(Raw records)
%%

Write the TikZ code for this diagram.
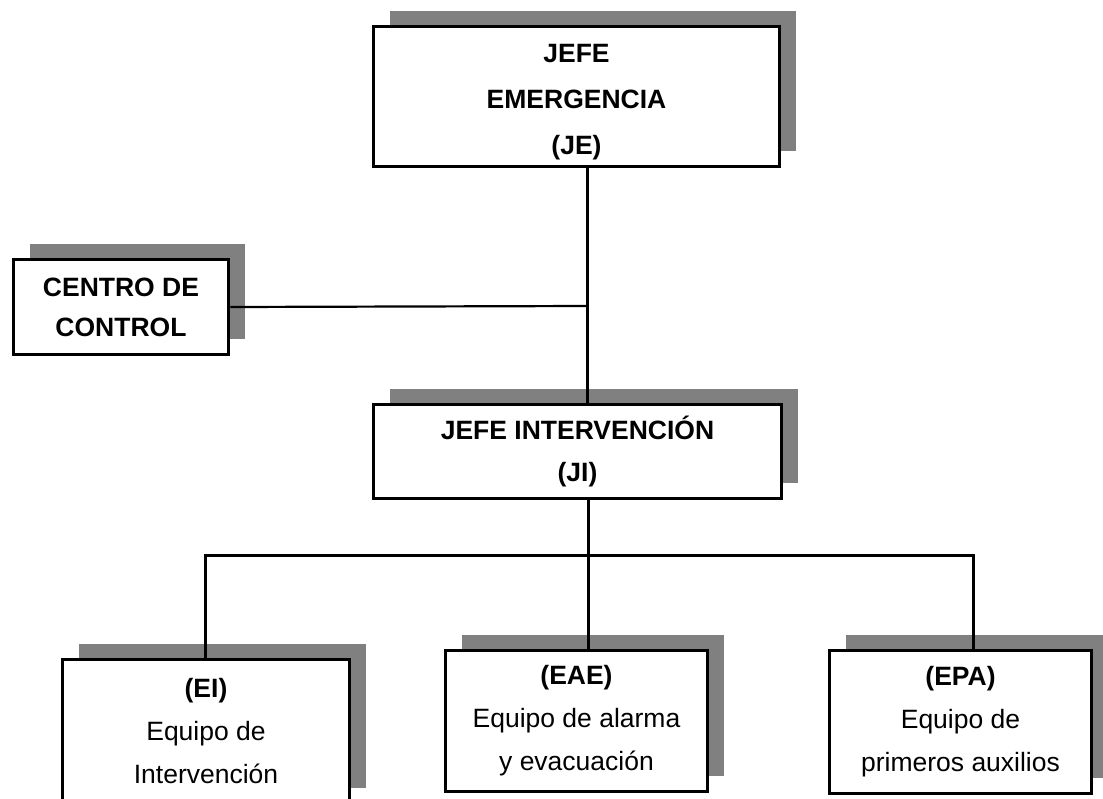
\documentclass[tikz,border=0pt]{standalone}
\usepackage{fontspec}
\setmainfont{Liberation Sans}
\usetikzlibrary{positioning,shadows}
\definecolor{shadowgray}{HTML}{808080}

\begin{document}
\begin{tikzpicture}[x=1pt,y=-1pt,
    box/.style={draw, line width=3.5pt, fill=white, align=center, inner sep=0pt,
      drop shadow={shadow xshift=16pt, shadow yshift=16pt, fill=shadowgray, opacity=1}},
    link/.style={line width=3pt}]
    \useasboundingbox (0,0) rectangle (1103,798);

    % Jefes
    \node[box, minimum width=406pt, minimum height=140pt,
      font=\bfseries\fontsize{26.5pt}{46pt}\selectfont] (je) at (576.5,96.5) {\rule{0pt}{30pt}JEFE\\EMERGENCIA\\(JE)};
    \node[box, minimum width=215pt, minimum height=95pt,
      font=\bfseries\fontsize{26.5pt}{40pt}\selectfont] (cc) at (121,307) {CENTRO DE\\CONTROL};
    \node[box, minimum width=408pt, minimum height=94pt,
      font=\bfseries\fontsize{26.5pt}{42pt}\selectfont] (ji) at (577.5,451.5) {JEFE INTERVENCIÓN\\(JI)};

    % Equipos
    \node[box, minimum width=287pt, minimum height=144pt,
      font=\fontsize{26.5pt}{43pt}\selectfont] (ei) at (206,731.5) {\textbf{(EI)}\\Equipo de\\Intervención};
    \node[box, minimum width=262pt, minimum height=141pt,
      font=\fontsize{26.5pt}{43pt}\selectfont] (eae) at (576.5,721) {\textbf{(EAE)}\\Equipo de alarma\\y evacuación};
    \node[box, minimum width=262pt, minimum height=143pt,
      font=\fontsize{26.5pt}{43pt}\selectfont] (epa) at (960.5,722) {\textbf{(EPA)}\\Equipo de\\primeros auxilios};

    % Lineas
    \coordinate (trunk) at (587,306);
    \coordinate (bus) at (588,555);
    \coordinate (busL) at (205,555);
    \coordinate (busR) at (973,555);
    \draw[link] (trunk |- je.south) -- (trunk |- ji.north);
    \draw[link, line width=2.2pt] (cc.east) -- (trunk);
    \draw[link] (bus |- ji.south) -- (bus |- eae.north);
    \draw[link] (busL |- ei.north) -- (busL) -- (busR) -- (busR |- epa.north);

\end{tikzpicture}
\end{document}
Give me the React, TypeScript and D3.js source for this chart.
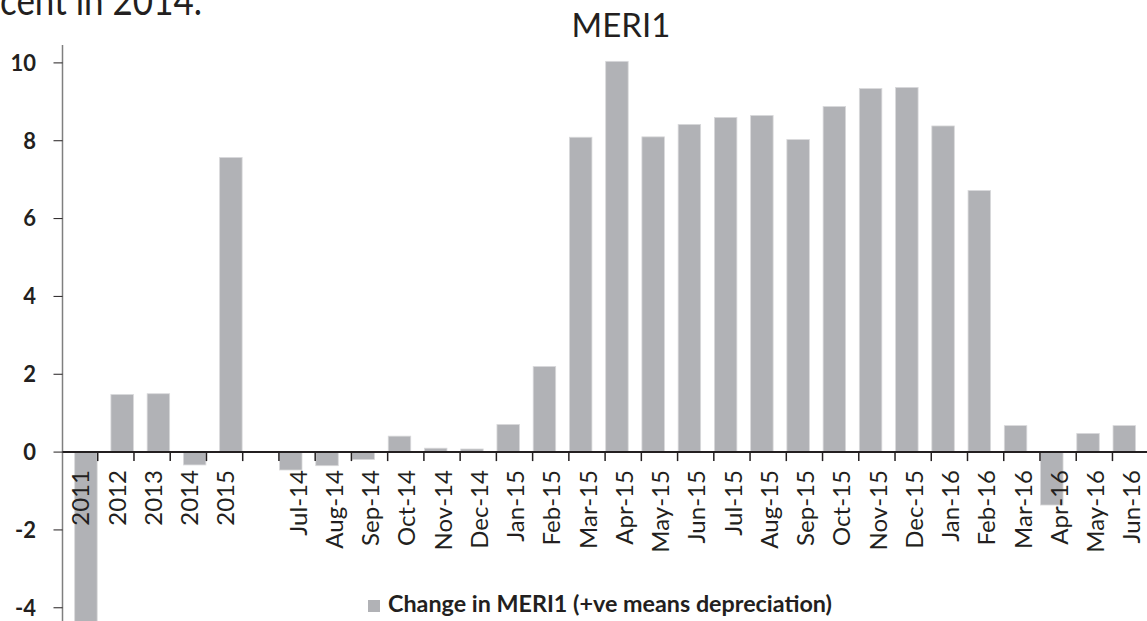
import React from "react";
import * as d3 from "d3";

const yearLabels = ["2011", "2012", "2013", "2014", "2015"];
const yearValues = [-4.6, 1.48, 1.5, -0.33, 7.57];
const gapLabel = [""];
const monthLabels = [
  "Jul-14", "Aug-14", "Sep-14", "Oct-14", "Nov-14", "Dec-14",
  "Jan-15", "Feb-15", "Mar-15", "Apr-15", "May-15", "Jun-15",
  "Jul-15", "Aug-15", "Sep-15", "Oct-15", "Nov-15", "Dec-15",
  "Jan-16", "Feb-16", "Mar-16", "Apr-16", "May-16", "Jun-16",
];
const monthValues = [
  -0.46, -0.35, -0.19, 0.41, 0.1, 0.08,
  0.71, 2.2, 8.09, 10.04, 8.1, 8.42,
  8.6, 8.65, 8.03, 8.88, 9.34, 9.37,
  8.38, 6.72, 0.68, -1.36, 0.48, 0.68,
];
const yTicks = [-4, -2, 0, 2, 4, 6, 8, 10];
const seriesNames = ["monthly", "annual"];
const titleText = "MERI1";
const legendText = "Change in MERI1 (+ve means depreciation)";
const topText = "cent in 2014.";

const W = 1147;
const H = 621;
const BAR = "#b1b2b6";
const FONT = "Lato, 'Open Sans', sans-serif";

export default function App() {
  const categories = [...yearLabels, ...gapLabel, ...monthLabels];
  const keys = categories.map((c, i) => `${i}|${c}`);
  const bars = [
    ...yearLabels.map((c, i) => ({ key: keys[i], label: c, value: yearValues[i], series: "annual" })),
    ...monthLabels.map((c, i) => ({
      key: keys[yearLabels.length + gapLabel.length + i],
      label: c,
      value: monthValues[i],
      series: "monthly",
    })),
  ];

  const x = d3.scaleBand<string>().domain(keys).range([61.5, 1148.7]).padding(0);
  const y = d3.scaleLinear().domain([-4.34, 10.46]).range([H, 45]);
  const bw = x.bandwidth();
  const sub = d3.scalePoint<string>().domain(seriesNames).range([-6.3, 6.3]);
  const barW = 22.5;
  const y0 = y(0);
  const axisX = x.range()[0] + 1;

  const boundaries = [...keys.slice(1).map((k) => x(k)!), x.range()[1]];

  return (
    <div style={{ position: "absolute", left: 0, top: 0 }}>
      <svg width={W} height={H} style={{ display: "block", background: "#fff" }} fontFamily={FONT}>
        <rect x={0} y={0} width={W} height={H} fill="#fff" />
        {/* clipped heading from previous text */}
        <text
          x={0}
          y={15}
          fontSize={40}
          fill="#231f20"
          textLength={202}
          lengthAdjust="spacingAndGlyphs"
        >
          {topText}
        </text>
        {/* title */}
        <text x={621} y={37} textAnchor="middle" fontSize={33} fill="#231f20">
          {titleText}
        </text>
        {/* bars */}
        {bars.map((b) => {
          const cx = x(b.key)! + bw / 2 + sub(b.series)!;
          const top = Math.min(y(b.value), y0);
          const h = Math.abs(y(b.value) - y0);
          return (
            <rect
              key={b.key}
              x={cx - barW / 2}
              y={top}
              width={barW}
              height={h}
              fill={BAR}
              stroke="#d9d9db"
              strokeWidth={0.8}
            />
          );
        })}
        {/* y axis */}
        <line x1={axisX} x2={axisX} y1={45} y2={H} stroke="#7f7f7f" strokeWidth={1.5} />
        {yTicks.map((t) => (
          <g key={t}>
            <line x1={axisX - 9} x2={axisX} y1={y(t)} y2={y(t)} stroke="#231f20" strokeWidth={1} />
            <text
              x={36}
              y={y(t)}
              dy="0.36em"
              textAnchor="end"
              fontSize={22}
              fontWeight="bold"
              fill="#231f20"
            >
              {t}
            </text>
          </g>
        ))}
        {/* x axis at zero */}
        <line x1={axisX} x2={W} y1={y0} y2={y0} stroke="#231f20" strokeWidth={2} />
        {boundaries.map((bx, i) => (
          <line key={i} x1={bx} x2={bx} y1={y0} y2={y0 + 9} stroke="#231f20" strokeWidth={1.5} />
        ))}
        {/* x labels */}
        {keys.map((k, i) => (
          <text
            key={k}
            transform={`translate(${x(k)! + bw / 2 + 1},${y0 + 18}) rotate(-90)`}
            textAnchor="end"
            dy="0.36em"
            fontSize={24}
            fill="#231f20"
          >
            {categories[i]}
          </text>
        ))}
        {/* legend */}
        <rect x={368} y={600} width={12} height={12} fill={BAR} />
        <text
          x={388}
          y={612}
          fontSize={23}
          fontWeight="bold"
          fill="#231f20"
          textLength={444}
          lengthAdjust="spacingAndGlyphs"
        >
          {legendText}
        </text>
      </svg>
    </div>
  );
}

%%

§ WHAT YOU SHOULD DO: Without the pictures, give again exactly the lines above starting at the line containing "Give me the" and ending at the line containing "import * as".

§ WRITTEN ANSWER:
Give me the React, TypeScript and D3.js source for this chart.
import React from "react";
import * as d3 from "d3";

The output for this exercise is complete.